Directions: Tally the lines holding "draw" and state only that figure.

Given data:
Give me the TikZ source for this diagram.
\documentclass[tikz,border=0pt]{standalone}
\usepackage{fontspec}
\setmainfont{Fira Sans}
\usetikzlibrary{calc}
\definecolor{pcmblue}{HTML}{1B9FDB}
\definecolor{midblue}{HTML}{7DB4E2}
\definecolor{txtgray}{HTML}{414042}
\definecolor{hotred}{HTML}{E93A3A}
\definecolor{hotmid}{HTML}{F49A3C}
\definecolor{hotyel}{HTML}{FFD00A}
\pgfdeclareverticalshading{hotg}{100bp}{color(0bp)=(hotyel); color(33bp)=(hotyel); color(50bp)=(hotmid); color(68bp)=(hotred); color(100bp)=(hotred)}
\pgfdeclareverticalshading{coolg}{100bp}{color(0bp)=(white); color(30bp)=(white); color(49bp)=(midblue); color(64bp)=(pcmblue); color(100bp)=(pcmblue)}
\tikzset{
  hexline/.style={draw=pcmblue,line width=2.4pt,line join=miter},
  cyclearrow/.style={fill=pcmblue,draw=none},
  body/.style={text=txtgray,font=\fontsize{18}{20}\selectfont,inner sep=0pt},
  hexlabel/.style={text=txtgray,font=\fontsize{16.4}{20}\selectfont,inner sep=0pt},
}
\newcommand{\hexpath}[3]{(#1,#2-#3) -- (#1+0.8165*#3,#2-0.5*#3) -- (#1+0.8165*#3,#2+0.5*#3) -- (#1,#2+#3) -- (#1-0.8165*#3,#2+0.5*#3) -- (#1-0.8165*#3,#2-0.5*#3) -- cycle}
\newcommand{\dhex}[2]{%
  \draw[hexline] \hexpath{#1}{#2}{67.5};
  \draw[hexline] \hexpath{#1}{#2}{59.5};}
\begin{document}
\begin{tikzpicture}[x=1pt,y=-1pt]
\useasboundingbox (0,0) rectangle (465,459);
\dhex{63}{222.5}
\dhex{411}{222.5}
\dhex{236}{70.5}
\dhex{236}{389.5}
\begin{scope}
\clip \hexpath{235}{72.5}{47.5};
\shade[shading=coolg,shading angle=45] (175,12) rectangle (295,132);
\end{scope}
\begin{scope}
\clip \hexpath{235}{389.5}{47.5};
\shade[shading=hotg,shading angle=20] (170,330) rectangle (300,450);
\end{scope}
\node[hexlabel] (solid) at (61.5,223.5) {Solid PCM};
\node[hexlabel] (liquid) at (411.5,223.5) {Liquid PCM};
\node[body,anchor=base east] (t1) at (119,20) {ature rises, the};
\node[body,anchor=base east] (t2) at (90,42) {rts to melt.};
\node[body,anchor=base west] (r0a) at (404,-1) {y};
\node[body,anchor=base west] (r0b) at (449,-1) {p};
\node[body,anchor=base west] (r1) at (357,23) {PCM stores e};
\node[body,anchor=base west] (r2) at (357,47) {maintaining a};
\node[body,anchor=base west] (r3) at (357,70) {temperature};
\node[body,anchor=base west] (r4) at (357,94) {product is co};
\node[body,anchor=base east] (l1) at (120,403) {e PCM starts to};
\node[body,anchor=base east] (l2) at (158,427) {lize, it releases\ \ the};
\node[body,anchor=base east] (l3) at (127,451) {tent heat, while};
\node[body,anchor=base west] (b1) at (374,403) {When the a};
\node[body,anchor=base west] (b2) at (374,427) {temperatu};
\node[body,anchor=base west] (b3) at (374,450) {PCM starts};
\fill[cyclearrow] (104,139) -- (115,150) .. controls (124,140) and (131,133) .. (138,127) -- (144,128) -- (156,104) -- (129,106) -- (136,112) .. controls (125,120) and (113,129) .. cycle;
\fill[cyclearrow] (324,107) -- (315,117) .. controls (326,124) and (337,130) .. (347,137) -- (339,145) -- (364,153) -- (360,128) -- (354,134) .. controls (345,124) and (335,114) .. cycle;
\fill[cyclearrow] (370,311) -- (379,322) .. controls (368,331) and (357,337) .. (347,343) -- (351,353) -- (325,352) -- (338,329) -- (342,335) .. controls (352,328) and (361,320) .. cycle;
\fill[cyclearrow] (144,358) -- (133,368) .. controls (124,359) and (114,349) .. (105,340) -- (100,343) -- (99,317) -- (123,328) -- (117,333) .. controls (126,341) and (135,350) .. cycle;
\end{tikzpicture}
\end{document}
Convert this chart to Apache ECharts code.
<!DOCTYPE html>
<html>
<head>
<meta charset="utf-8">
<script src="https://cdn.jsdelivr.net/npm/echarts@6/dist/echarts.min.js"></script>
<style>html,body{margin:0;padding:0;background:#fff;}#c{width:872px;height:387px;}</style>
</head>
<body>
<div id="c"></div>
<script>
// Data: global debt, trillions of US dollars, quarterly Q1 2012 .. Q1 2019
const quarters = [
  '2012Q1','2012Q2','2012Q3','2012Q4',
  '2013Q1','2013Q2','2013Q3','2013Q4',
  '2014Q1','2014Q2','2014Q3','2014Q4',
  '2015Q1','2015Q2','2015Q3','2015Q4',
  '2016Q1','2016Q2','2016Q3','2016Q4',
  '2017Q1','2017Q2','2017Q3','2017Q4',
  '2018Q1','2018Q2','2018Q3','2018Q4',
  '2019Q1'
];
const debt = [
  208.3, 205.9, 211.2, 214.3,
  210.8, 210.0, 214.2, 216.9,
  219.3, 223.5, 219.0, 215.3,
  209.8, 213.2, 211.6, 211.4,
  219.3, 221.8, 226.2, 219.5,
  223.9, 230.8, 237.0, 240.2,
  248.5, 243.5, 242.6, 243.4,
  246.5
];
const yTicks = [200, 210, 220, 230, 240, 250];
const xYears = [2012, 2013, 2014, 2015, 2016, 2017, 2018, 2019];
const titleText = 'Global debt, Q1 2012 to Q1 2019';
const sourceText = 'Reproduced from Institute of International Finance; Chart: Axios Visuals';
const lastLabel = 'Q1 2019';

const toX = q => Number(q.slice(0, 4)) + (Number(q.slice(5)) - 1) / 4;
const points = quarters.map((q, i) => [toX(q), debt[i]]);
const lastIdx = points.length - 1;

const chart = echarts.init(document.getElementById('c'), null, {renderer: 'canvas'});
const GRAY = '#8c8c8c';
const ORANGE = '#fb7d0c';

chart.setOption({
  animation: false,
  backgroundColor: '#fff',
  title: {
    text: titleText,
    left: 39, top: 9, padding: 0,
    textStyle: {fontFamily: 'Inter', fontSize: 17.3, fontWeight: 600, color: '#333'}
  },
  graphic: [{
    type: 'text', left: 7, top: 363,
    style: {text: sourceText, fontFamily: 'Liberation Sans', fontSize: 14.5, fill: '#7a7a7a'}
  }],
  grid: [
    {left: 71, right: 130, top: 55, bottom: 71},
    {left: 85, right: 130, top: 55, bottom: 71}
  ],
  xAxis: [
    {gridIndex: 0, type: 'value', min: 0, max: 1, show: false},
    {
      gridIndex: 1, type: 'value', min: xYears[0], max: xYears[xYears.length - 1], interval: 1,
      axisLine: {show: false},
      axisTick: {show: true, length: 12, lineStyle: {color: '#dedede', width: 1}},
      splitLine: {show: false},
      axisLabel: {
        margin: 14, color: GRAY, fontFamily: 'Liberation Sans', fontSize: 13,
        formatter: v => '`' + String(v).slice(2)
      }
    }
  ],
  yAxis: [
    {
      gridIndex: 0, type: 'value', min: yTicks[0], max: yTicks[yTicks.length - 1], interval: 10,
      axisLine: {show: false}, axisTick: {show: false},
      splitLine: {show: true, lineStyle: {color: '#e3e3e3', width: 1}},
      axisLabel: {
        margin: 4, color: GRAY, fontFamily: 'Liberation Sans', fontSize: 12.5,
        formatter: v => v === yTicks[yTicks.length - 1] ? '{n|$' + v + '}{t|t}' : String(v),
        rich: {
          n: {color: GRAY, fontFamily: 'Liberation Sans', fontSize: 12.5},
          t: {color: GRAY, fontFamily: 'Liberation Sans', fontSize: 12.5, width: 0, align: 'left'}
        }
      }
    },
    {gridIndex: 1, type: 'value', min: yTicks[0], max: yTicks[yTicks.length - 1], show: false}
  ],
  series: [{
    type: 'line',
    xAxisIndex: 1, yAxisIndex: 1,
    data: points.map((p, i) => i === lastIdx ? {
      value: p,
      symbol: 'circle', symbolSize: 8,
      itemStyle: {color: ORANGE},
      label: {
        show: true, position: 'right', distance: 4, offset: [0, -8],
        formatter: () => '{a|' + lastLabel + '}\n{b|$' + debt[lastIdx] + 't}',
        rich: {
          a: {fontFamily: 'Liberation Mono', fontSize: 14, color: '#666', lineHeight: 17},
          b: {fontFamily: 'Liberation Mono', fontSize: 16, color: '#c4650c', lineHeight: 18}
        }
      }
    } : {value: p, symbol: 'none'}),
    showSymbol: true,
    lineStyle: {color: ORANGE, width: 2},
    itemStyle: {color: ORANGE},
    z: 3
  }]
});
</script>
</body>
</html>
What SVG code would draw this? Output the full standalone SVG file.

Written response: 5